- Given problem -
Look at the data below and print exactly the lines from its first line through the line with "ax = fig.add_axes([0.0804, 0.2123, 0.8912, 0.6627])"; the pictures stay out of the copy.

———

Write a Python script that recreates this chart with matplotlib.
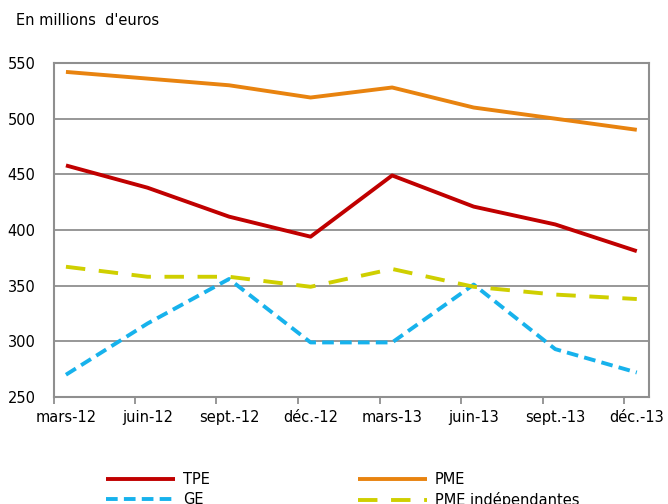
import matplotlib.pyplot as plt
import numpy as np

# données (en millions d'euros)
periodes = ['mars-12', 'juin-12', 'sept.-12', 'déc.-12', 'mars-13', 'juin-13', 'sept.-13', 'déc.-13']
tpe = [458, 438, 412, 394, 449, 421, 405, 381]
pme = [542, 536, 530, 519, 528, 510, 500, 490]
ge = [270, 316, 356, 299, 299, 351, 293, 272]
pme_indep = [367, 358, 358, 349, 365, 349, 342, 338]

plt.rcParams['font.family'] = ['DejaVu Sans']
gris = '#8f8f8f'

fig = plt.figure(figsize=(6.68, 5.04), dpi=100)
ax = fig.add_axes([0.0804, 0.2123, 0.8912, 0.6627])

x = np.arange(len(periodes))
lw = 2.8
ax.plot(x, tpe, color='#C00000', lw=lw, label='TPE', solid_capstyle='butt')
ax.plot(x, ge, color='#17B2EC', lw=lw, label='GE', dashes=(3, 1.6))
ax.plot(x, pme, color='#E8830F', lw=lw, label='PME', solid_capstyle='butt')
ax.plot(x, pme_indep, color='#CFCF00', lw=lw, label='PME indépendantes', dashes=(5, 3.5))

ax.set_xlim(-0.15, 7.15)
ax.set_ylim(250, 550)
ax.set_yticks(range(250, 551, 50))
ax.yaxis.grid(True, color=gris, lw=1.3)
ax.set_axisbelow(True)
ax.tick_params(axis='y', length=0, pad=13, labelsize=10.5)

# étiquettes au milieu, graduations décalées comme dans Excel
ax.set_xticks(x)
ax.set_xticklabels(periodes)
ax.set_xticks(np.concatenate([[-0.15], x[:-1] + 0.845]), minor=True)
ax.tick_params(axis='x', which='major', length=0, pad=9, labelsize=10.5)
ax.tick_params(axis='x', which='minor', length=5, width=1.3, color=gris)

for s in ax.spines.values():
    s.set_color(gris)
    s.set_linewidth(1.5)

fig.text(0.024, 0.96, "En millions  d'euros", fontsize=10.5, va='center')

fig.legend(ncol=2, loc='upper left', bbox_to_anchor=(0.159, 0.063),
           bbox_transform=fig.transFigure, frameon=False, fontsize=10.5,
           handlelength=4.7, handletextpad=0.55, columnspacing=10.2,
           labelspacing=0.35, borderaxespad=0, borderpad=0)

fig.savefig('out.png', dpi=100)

———

- Written solution -
Write a Python script that recreates this chart with matplotlib.
import matplotlib.pyplot as plt
import numpy as np

# données (en millions d'euros)
periodes = ['mars-12', 'juin-12', 'sept.-12', 'déc.-12', 'mars-13', 'juin-13', 'sept.-13', 'déc.-13']
tpe = [458, 438, 412, 394, 449, 421, 405, 381]
pme = [542, 536, 530, 519, 528, 510, 500, 490]
ge = [270, 316, 356, 299, 299, 351, 293, 272]
pme_indep = [367, 358, 358, 349, 365, 349, 342, 338]

plt.rcParams['font.family'] = ['DejaVu Sans']
gris = '#8f8f8f'

fig = plt.figure(figsize=(6.68, 5.04), dpi=100)
ax = fig.add_axes([0.0804, 0.2123, 0.8912, 0.6627])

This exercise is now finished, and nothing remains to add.